- SHORT PROBLEM
Nothing after the line with "['#4f81bd', '#c0504d', '#9bbb59', '#8064a2', '#4bacc6'];" belongs in the copy; extract the lines below from the top through that line, pictures left out.
** begin RAW DATA **
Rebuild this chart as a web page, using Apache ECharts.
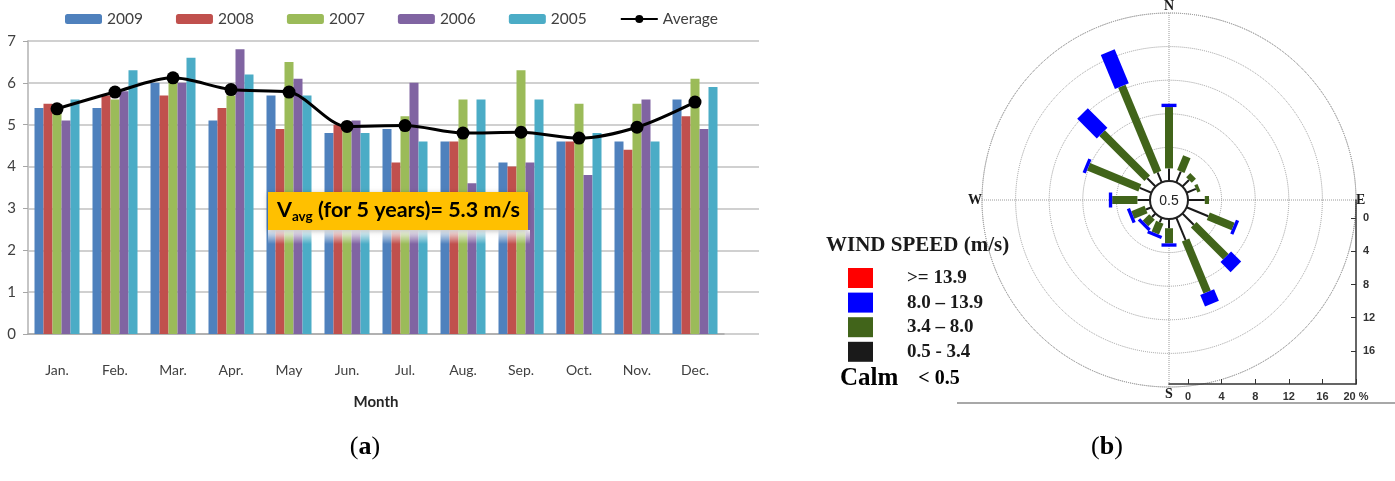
<!DOCTYPE html>
<html>
<head>
<meta charset="utf-8">
<script src="https://cdn.jsdelivr.net/npm/echarts@6/dist/echarts.min.js"></script>
<style>
  html, body { margin: 0; padding: 0; background: #fff; }
  #main { width: 1395px; height: 481px; }
</style>
</head>
<body>
<div id="main"></div>
<script>
(function () {
    "use strict";

    /*---- (a) monthly wind speed ----*/
    var months = ['Jan.', 'Feb.', 'Mar.', 'Apr.', 'May', 'Jun.', 'Jul.', 'Aug.', 'Sep.', 'Oct.', 'Nov.', 'Dec.'];
    var years = ['2009', '2008', '2007', '2006', '2005'];
    var v2009 = [5.4, 5.4, 6.0, 5.1, 5.7, 4.8, 4.9, 4.6, 4.1, 4.6, 4.6, 5.6];
    var v2008 = [5.5, 5.7, 5.7, 5.4, 4.9, 5.0, 4.1, 4.6, 4.0, 4.6, 4.4, 5.2];
    var v2007 = [5.3, 5.6, 6.2, 5.7, 6.5, 5.0, 5.2, 5.6, 6.3, 5.5, 5.5, 6.1];
    var v2006 = [5.1, 5.8, 6.0, 6.8, 6.1, 5.1, 6.0, 3.6, 4.1, 3.8, 5.6, 4.9];
    var v2005 = [5.6, 6.3, 6.6, 6.2, 5.7, 4.8, 4.6, 5.6, 5.6, 4.8, 4.6, 5.9];
    var average = [5.38, 5.78, 6.12, 5.84, 5.78, 4.96, 4.98, 4.80, 4.82, 4.68, 4.94, 5.54];
    var yearValues = [v2009, v2008, v2007, v2006, v2005];
    var yearColors = ['#4f81bd', '#c0504d', '#9bbb59', '#8064a2', '#4bacc6'];

    /*---- (b) wind rose, % of time per direction and speed class ----*/
    var dirNames = ['N', 'NNE', 'NE', 'ENE', 'E', 'ESE', 'SE', 'SSE', 'S', 'SSW', 'SW', 'WSW', 'W', 'WNW', 'NW', 'NNW'];
    var dirAngles = [0, 22.5, 45, 67.5, 90, 112.5, 135, 157.5, 180, 202.5, 225, 247.5, 270, 292.5, 315, 337.5];
    var class05to34 = [1.5, 1.4, 1.1, 1.2, 2.0, 2.8, 1.9, 2.9, 1.1, 0.6, 0.6, 0.7, 1.5, 1.5, 1.4, 1.3];
    var class34to80 = [7.3, 1.9, 0.7, 0.4, 0.5, 3.2, 5.4, 6.7, 1.8, 1.4, 1.1, 1.7, 3.0, 6.6, 7.6, 11.1];
    var class80to139 = [0.4, 0, 0, 0, 0, 0.4, 1.7, 1.5, 0.4, 0.4, 0.4, 0.4, 0.4, 0.4, 3.3, 4.4];
    var class139up = [0, 0, 0, 0, 0, 0, 0, 0, 0, 0, 0, 0, 0, 0, 0, 0];
    var calmValue = 0.5;
    var speedClasses = ['>= 13.9', '8.0 \u2013 13.9', '3.4 \u2013 8.0', '0.5 - 3.4'];
    var scaleTicks = [0, 4, 8, 12, 16, 20];

    var compass = { 0: 'N', 90: 'E', 180: 'S', 270: 'W' };
    var serif = 'Liberation Serif';

    // stack the speed classes outward from the calm circle
    var end1 = [], end2 = [], end3 = [], end4 = [];
    dirAngles.forEach(function (a, i) {
        end1[i] = class05to34[i];
        end2[i] = end1[i] + class34to80[i];
        end3[i] = end2[i] + class80to139[i];
        end4[i] = end3[i] + class139up[i];
    });

    function roseSeries(name, color, width, starts, ends) {
        var data = [];
        dirAngles.forEach(function (a, i) {
            if (ends[i] > starts[i]) data.push([a, starts[i], ends[i]]);
        });
        return {
            type: 'custom',
            name: name,
            coordinateSystem: 'polar',
            polarIndex: 0,
            itemStyle: { color: color },
            encode: { angle: 0, radius: [1, 2] },
            z: 4,
            silent: true,
            data: data,
            renderItem: function (params, api) {
                var p0 = api.coord([api.value(1), api.value(0)]);
                var p1 = api.coord([api.value(2), api.value(0)]);
                return {
                    type: 'line',
                    shape: { x1: p0[0], y1: p0[1], x2: p1[0], y2: p1[1] },
                    style: { stroke: color, lineWidth: width, lineCap: 'butt' }
                };
            }
        };
    }

    var zeros = dirAngles.map(function () { return 0; });

    var series = [];
    years.forEach(function (y, i) {
        series.push({
            type: 'bar',
            name: y,
            xAxisIndex: 0,
            yAxisIndex: 0,
            data: yearValues[i],
            barWidth: 9,
            barGap: '0%',
            itemStyle: { color: yearColors[i] }
        });
    });
    series.push({
        type: 'line',
        name: 'Average',
        xAxisIndex: 0,
        yAxisIndex: 0,
        data: average,
        smooth: 0.3,
        symbol: 'circle',
        symbolSize: 13,
        lineStyle: { color: '#000', width: 3 },
        itemStyle: { color: '#000' },
        z: 5
    });
    series.push(roseSeries(speedClasses[3], '#1a1a1a', 2, zeros, end1));
    series.push(roseSeries(speedClasses[2], '#41641a', 8, end1, end2));
    series.push(roseSeries(speedClasses[1], '#0000ff', 15, end2, end3));
    series.push(roseSeries(speedClasses[0], '#ff0000', 17, end3, end4));
    series.push({
        type: 'custom',
        coordinateSystem: 'polar',
        polarIndex: 0,
        silent: true,
        z: 6,
        data: [[calmValue]],
        renderItem: function (params, api) {
            var cs = params.coordSys;
            return {
                type: 'group',
                children: [{
                    type: 'circle',
                    shape: { cx: cs.cx, cy: cs.cy, r: cs.r0 },
                    style: { fill: '#fff', stroke: '#222', lineWidth: 2 }
                }, {
                    type: 'text',
                    x: cs.cx,
                    y: cs.cy + 1,
                    style: {
                        text: String(api.value(0)),
                        align: 'center',
                        verticalAlign: 'middle',
                        font: '14px "Liberation Sans"',
                        fill: '#222'
                    }
                }]
            };
        }
    });

    var chart = echarts.init(document.getElementById('main'));
    var option = {
        animation: false,
        legend: [{
            data: years.concat(['Average']),
            left: 65,
            top: 11,
            padding: 0,
            itemWidth: 37,
            itemHeight: 10,
            itemGap: 33,
            selectedMode: false,
            textStyle: { fontFamily: 'Lato', fontSize: 15.5, color: '#404040' }
        }, {
            data: speedClasses,
            orient: 'vertical',
            left: 848,
            top: 268,
            padding: 0,
            icon: 'rect',
            itemWidth: 25,
            itemHeight: 20,
            itemGap: 4.6,
            selectedMode: false,
            textStyle: {
                fontFamily: serif, fontWeight: 'bold', fontSize: 19, color: '#1a1a1a',
                padding: [0, 0, 0, 29]
            }
        }],
        grid: [{
            left: 28, top: 41, width: 696, height: 293
        }, {
            left: 28, top: 41, width: 731, height: 293
        }, {
            left: 1169, top: 200, width: 187, height: 184
        }],
        xAxis: [{
            gridIndex: 0,
            type: 'category',
            data: months,
            axisLine: { lineStyle: { color: '#a6a6a6', width: 1.5 } },
            axisTick: { show: false },
            axisLabel: { margin: 29, fontFamily: 'Lato', fontSize: 14, color: '#404040' },
            name: 'Month',
            nameLocation: 'middle',
            nameGap: 61,
            nameTextStyle: { fontFamily: 'Lato', fontWeight: 'bold', fontSize: 15, color: '#262626' }
        }, {
            gridIndex: 1,
            type: 'value',
            show: false
        }, {
            gridIndex: 2,
            type: 'value',
            min: -2.26,
            max: 20,
            axisLine: { onZero: false, lineStyle: { color: '#333', width: 1.5 } },
            axisTick: { customValues: scaleTicks, inside: true, length: 5, lineStyle: { color: '#333' } },
            axisLabel: {
                customValues: scaleTicks,
                margin: 7,
                fontFamily: 'Liberation Sans', fontWeight: 'bold', fontSize: 11, color: '#333',
                formatter: function (v) { return v === 20 ? '20 %' : String(v); }
            },
            splitLine: { show: false }
        }],
        yAxis: [{
            gridIndex: 0,
            type: 'value',
            min: 0,
            max: 7,
            interval: 1,
            axisLine: { show: true, lineStyle: { color: '#a6a6a6', width: 1.5 } },
            axisTick: { show: true, length: 5, lineStyle: { color: '#a6a6a6' } },
            axisLabel: { margin: 12, fontFamily: 'Lato', fontSize: 15, color: '#404040' },
            splitLine: { show: false }
        }, {
            gridIndex: 1,
            type: 'value',
            position: 'right',
            min: 0,
            max: 7,
            interval: 1,
            axisLine: { show: true, lineStyle: { color: '#c8c8c8', width: 1.5 } },
            axisTick: { show: false },
            axisLabel: { show: false },
            splitLine: { lineStyle: { color: '#c0c0c0', width: 1.5 } }
        }, {
            gridIndex: 2,
            type: 'value',
            position: 'right',
            inverse: true,
            min: -2.2,
            max: 20,
            axisLine: { show: true, onZero: false, lineStyle: { color: '#333', width: 1.5 } },
            axisTick: { show: true, customValues: scaleTicks.slice(0, 5), length: 5, inside: true, lineStyle: { color: '#333' } },
            axisLabel: {
                customValues: scaleTicks.slice(0, 5),
                margin: 7,
                fontFamily: 'Liberation Sans', fontWeight: 'bold', fontSize: 11, color: '#333'
            },
            splitLine: { show: false }
        }],
        polar: {
            center: [1169, 200],
            radius: [19, 187]
        },
        angleAxis: {
            type: 'value',
            min: 0,
            max: 360,
            interval: 90,
            startAngle: 90,
            clockwise: true,
            axisLine: { lineStyle: { color: '#9a9a9a', type: 'dotted', width: 1 } },
            axisTick: { show: false },
            axisLabel: {
                margin: 0,
                fontFamily: serif, fontWeight: 'bold', fontSize: 14, color: '#1a1a1a',
                formatter: function (v) { return compass[v] || ''; }
            },
            splitLine: { lineStyle: { color: '#9a9a9a', type: 'dotted', width: 1 } }
        },
        radiusAxis: {
            min: 0,
            max: 20,
            interval: 4,
            axisLine: { show: false },
            axisTick: { show: false },
            axisLabel: { show: false },
            splitLine: { lineStyle: { color: '#9a9a9a', type: 'dotted', width: 1 } }
        },
        graphic: [{
            type: 'rect',
            x: 268, y: 230,
            shape: { width: 262, height: 14 },
            style: {
                fill: new echarts.graphic.LinearGradient(0, 0, 0, 1, [
                    { offset: 0, color: 'rgba(255,255,255,0.95)' },
                    { offset: 1, color: 'rgba(255,255,255,0)' }
                ])
            },
            z: 10
        }, {
            type: 'rect',
            x: 268, y: 192,
            shape: { width: 260, height: 38 },
            style: { fill: '#ffc000', shadowBlur: 5, shadowColor: 'rgba(0,0,0,0.25)', shadowOffsetY: 1 },
            z: 11
        }, {
            type: 'text',
            x: 277, y: 196,
            z: 12,
            style: {
                text: '{v|V}{s|avg}{t| (for 5 years)= 5.3 m/s}',
                rich: {
                    v: { fontFamily: 'Lato', fontWeight: 'bold', fontSize: 21.5, color: '#111', lineHeight: 28 },
                    s: { fontFamily: 'Lato', fontWeight: 'bold', fontSize: 13.5, color: '#111', lineHeight: 13, padding: [14, 0, 0, 0] },
                    t: { fontFamily: 'Lato', fontWeight: 'bold', fontSize: 21.5, color: '#111', lineHeight: 28 }
                }
            }
        }, {
            type: 'text',
            x: 826, y: 235,
            style: { text: 'WIND SPEED (m/s)', font: 'bold 21px "Liberation Serif"', fill: '#1a1a1a' }
        }, {
            type: 'text',
            x: 840, y: 366,
            style: {
                text: '{c|Calm}{l|    < 0.5}',
                rich: {
                    c: { fontFamily: serif, fontWeight: 'bold', fontSize: 25, color: '#1a1a1a' },
                    l: { fontFamily: serif, fontWeight: 'bold', fontSize: 20, color: '#1a1a1a' }
                }
            }
        }, {
            type: 'line',
            shape: { x1: 957, y1: 403, x2: 1395, y2: 403 },
            style: { stroke: '#a8a8a8', lineWidth: 2 }
        }, {
            type: 'text',
            x: 365, y: 447,
            style: {
                text: '{p|(}{b|a}{p|)}',
                align: 'center', verticalAlign: 'middle',
                rich: {
                    p: { fontFamily: serif, fontSize: 26, color: '#111' },
                    b: { fontFamily: serif, fontWeight: 'bold', fontSize: 26, color: '#111' }
                }
            }
        }, {
            type: 'text',
            x: 1107, y: 447,
            style: {
                text: '{p|(}{b|b}{p|)}',
                align: 'center', verticalAlign: 'middle',
                rich: {
                    p: { fontFamily: serif, fontSize: 26, color: '#111' },
                    b: { fontFamily: serif, fontWeight: 'bold', fontSize: 26, color: '#111' }
                }
            }
        }],
        series: series
    };
    chart.setOption(option);
})();
</script>
</body>
</html>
** end RAW DATA **
- EXPECTED ANSWER
Rebuild this chart as a web page, using Apache ECharts.
<!DOCTYPE html>
<html>
<head>
<meta charset="utf-8">
<script src="https://cdn.jsdelivr.net/npm/echarts@6/dist/echarts.min.js"></script>
<style>
  html, body { margin: 0; padding: 0; background: #fff; }
  #main { width: 1395px; height: 481px; }
</style>
</head>
<body>
<div id="main"></div>
<script>
(function () {
    "use strict";

    /*---- (a) monthly wind speed ----*/
    var months = ['Jan.', 'Feb.', 'Mar.', 'Apr.', 'May', 'Jun.', 'Jul.', 'Aug.', 'Sep.', 'Oct.', 'Nov.', 'Dec.'];
    var years = ['2009', '2008', '2007', '2006', '2005'];
    var v2009 = [5.4, 5.4, 6.0, 5.1, 5.7, 4.8, 4.9, 4.6, 4.1, 4.6, 4.6, 5.6];
    var v2008 = [5.5, 5.7, 5.7, 5.4, 4.9, 5.0, 4.1, 4.6, 4.0, 4.6, 4.4, 5.2];
    var v2007 = [5.3, 5.6, 6.2, 5.7, 6.5, 5.0, 5.2, 5.6, 6.3, 5.5, 5.5, 6.1];
    var v2006 = [5.1, 5.8, 6.0, 6.8, 6.1, 5.1, 6.0, 3.6, 4.1, 3.8, 5.6, 4.9];
    var v2005 = [5.6, 6.3, 6.6, 6.2, 5.7, 4.8, 4.6, 5.6, 5.6, 4.8, 4.6, 5.9];
    var average = [5.38, 5.78, 6.12, 5.84, 5.78, 4.96, 4.98, 4.80, 4.82, 4.68, 4.94, 5.54];
    var yearValues = [v2009, v2008, v2007, v2006, v2005];
    var yearColors = ['#4f81bd', '#c0504d', '#9bbb59', '#8064a2', '#4bacc6'];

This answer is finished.